The material below should be written out in full and exactly; pictures stay out of the copy.

-- BEGIN Data segment --

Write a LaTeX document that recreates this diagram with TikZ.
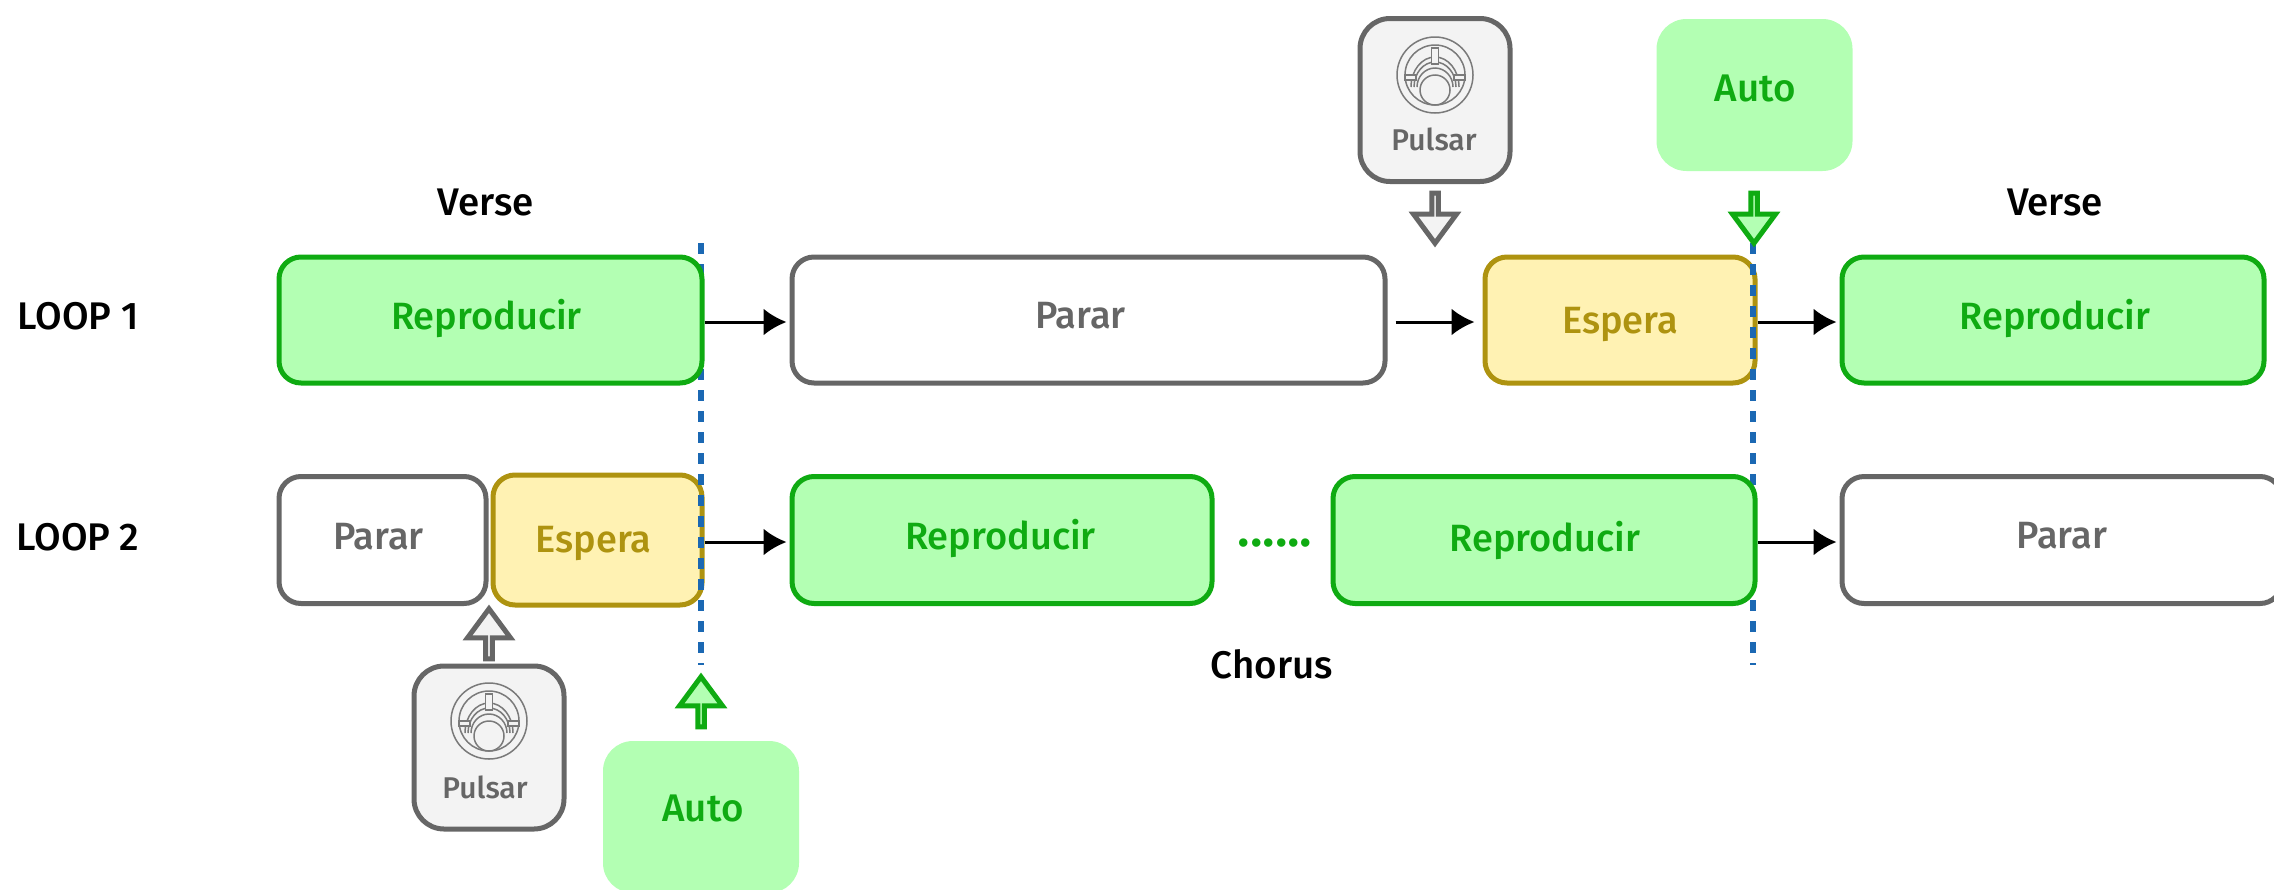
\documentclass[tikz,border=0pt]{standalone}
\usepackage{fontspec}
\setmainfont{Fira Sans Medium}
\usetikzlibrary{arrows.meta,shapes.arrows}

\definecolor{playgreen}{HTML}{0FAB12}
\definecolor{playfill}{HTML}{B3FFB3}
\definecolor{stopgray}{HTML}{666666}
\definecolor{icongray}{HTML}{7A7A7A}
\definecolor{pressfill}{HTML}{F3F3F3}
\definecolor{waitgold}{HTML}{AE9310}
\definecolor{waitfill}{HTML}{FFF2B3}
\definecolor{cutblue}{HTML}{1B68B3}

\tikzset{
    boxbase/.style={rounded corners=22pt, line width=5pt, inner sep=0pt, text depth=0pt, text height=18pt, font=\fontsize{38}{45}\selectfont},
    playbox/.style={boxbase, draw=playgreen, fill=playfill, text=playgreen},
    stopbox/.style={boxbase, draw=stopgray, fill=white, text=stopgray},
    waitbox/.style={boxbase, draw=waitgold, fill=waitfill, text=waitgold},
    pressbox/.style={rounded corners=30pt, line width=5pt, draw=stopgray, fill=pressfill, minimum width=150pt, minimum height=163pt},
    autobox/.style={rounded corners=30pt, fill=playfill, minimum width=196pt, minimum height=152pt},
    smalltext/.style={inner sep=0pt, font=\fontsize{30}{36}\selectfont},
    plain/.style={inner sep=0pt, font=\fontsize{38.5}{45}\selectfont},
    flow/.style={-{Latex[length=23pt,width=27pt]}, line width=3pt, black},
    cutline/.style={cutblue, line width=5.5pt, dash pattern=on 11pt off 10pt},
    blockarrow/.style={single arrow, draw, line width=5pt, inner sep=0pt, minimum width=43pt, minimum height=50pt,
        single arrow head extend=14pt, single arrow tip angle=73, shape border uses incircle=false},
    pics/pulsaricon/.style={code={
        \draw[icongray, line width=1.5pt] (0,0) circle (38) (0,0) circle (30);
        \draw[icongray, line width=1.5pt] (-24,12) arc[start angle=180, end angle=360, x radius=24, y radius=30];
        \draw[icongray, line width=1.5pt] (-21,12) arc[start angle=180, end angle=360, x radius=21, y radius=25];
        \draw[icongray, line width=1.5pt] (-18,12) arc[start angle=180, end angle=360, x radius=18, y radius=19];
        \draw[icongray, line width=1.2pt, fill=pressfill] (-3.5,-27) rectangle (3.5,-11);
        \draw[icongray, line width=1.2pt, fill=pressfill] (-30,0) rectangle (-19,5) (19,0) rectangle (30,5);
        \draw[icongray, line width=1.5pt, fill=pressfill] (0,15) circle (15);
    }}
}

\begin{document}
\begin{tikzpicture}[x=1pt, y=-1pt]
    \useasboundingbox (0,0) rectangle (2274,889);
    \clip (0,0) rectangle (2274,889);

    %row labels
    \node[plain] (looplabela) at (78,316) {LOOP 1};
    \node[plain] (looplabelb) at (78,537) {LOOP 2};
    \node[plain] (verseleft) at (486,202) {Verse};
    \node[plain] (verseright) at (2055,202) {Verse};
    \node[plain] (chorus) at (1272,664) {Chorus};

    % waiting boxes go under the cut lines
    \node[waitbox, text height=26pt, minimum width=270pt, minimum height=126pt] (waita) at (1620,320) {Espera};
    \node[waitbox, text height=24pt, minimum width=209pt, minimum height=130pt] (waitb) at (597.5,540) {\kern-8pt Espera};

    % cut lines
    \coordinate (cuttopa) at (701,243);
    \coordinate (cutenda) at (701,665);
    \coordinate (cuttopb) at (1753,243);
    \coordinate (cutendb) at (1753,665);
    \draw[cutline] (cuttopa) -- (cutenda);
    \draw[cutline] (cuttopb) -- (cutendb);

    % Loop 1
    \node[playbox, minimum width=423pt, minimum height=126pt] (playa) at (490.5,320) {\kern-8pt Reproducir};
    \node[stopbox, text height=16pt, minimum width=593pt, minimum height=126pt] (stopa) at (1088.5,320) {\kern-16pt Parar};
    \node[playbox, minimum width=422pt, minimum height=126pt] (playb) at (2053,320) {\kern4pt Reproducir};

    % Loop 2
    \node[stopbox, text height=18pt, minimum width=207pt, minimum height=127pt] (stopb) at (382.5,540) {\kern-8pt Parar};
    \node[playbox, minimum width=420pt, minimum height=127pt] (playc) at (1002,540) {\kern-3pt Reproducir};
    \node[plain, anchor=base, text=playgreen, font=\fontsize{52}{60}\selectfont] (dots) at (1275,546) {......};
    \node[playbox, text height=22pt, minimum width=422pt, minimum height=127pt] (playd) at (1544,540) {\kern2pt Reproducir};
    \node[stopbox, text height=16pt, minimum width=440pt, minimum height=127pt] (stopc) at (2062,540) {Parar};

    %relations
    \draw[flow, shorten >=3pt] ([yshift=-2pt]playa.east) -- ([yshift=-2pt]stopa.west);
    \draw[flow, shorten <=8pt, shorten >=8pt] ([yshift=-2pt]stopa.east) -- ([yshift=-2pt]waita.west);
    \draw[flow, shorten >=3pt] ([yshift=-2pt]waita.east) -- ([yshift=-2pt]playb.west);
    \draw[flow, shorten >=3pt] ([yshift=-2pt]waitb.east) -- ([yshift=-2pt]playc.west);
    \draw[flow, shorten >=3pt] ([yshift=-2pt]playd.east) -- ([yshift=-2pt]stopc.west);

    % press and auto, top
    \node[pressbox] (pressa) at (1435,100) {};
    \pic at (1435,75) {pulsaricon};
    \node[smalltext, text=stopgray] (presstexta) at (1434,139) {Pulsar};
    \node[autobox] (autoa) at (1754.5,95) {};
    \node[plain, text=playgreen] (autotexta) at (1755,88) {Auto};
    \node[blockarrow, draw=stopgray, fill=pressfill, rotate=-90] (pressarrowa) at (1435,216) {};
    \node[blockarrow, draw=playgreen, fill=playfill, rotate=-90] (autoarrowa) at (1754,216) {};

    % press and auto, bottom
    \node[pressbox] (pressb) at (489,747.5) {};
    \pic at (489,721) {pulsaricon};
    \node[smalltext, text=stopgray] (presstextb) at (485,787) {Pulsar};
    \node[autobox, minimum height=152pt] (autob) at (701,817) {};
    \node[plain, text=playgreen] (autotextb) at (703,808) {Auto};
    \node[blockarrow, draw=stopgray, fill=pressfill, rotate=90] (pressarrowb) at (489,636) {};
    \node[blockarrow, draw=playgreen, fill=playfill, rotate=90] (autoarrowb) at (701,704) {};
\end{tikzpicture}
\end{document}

-- END Data segment --

Final result:
Write a LaTeX document that recreates this diagram with TikZ.
\documentclass[tikz,border=0pt]{standalone}
\usepackage{fontspec}
\setmainfont{Fira Sans Medium}
\usetikzlibrary{arrows.meta,shapes.arrows}

\definecolor{playgreen}{HTML}{0FAB12}
\definecolor{playfill}{HTML}{B3FFB3}
\definecolor{stopgray}{HTML}{666666}
\definecolor{icongray}{HTML}{7A7A7A}
\definecolor{pressfill}{HTML}{F3F3F3}
\definecolor{waitgold}{HTML}{AE9310}
\definecolor{waitfill}{HTML}{FFF2B3}
\definecolor{cutblue}{HTML}{1B68B3}

\tikzset{
    boxbase/.style={rounded corners=22pt, line width=5pt, inner sep=0pt, text depth=0pt, text height=18pt, font=\fontsize{38}{45}\selectfont},
    playbox/.style={boxbase, draw=playgreen, fill=playfill, text=playgreen},
    stopbox/.style={boxbase, draw=stopgray, fill=white, text=stopgray},
    waitbox/.style={boxbase, draw=waitgold, fill=waitfill, text=waitgold},
    pressbox/.style={rounded corners=30pt, line width=5pt, draw=stopgray, fill=pressfill, minimum width=150pt, minimum height=163pt},
    autobox/.style={rounded corners=30pt, fill=playfill, minimum width=196pt, minimum height=152pt},
    smalltext/.style={inner sep=0pt, font=\fontsize{30}{36}\selectfont},
    plain/.style={inner sep=0pt, font=\fontsize{38.5}{45}\selectfont},
    flow/.style={-{Latex[length=23pt,width=27pt]}, line width=3pt, black},
    cutline/.style={cutblue, line width=5.5pt, dash pattern=on 11pt off 10pt},
    blockarrow/.style={single arrow, draw, line width=5pt, inner sep=0pt, minimum width=43pt, minimum height=50pt,
        single arrow head extend=14pt, single arrow tip angle=73, shape border uses incircle=false},
    pics/pulsaricon/.style={code={
        \draw[icongray, line width=1.5pt] (0,0) circle (38) (0,0) circle (30);
        \draw[icongray, line width=1.5pt] (-24,12) arc[start angle=180, end angle=360, x radius=24, y radius=30];
        \draw[icongray, line width=1.5pt] (-21,12) arc[start angle=180, end angle=360, x radius=21, y radius=25];
        \draw[icongray, line width=1.5pt] (-18,12) arc[start angle=180, end angle=360, x radius=18, y radius=19];
        \draw[icongray, line width=1.2pt, fill=pressfill] (-3.5,-27) rectangle (3.5,-11);
        \draw[icongray, line width=1.2pt, fill=pressfill] (-30,0) rectangle (-19,5) (19,0) rectangle (30,5);
        \draw[icongray, line width=1.5pt, fill=pressfill] (0,15) circle (15);
    }}
}

\begin{document}
\begin{tikzpicture}[x=1pt, y=-1pt]
    \useasboundingbox (0,0) rectangle (2274,889);
    \clip (0,0) rectangle (2274,889);

    %row labels
    \node[plain] (looplabela) at (78,316) {LOOP 1};
    \node[plain] (looplabelb) at (78,537) {LOOP 2};
    \node[plain] (verseleft) at (486,202) {Verse};
    \node[plain] (verseright) at (2055,202) {Verse};
    \node[plain] (chorus) at (1272,664) {Chorus};

    % waiting boxes go under the cut lines
    \node[waitbox, text height=26pt, minimum width=270pt, minimum height=126pt] (waita) at (1620,320) {Espera};
    \node[waitbox, text height=24pt, minimum width=209pt, minimum height=130pt] (waitb) at (597.5,540) {\kern-8pt Espera};

    % cut lines
    \coordinate (cuttopa) at (701,243);
    \coordinate (cutenda) at (701,665);
    \coordinate (cuttopb) at (1753,243);
    \coordinate (cutendb) at (1753,665);
    \draw[cutline] (cuttopa) -- (cutenda);
    \draw[cutline] (cuttopb) -- (cutendb);

    % Loop 1
    \node[playbox, minimum width=423pt, minimum height=126pt] (playa) at (490.5,320) {\kern-8pt Reproducir};
    \node[stopbox, text height=16pt, minimum width=593pt, minimum height=126pt] (stopa) at (1088.5,320) {\kern-16pt Parar};
    \node[playbox, minimum width=422pt, minimum height=126pt] (playb) at (2053,320) {\kern4pt Reproducir};

    % Loop 2
    \node[stopbox, text height=18pt, minimum width=207pt, minimum height=127pt] (stopb) at (382.5,540) {\kern-8pt Parar};
    \node[playbox, minimum width=420pt, minimum height=127pt] (playc) at (1002,540) {\kern-3pt Reproducir};
    \node[plain, anchor=base, text=playgreen, font=\fontsize{52}{60}\selectfont] (dots) at (1275,546) {......};
    \node[playbox, text height=22pt, minimum width=422pt, minimum height=127pt] (playd) at (1544,540) {\kern2pt Reproducir};
    \node[stopbox, text height=16pt, minimum width=440pt, minimum height=127pt] (stopc) at (2062,540) {Parar};

    %relations
    \draw[flow, shorten >=3pt] ([yshift=-2pt]playa.east) -- ([yshift=-2pt]stopa.west);
    \draw[flow, shorten <=8pt, shorten >=8pt] ([yshift=-2pt]stopa.east) -- ([yshift=-2pt]waita.west);
    \draw[flow, shorten >=3pt] ([yshift=-2pt]waita.east) -- ([yshift=-2pt]playb.west);
    \draw[flow, shorten >=3pt] ([yshift=-2pt]waitb.east) -- ([yshift=-2pt]playc.west);
    \draw[flow, shorten >=3pt] ([yshift=-2pt]playd.east) -- ([yshift=-2pt]stopc.west);

    % press and auto, top
    \node[pressbox] (pressa) at (1435,100) {};
    \pic at (1435,75) {pulsaricon};
    \node[smalltext, text=stopgray] (presstexta) at (1434,139) {Pulsar};
    \node[autobox] (autoa) at (1754.5,95) {};
    \node[plain, text=playgreen] (autotexta) at (1755,88) {Auto};
    \node[blockarrow, draw=stopgray, fill=pressfill, rotate=-90] (pressarrowa) at (1435,216) {};
    \node[blockarrow, draw=playgreen, fill=playfill, rotate=-90] (autoarrowa) at (1754,216) {};

    % press and auto, bottom
    \node[pressbox] (pressb) at (489,747.5) {};
    \pic at (489,721) {pulsaricon};
    \node[smalltext, text=stopgray] (presstextb) at (485,787) {Pulsar};
    \node[autobox, minimum height=152pt] (autob) at (701,817) {};
    \node[plain, text=playgreen] (autotextb) at (703,808) {Auto};
    \node[blockarrow, draw=stopgray, fill=pressfill, rotate=90] (pressarrowb) at (489,636) {};
    \node[blockarrow, draw=playgreen, fill=playfill, rotate=90] (autoarrowb) at (701,704) {};
\end{tikzpicture}
\end{document}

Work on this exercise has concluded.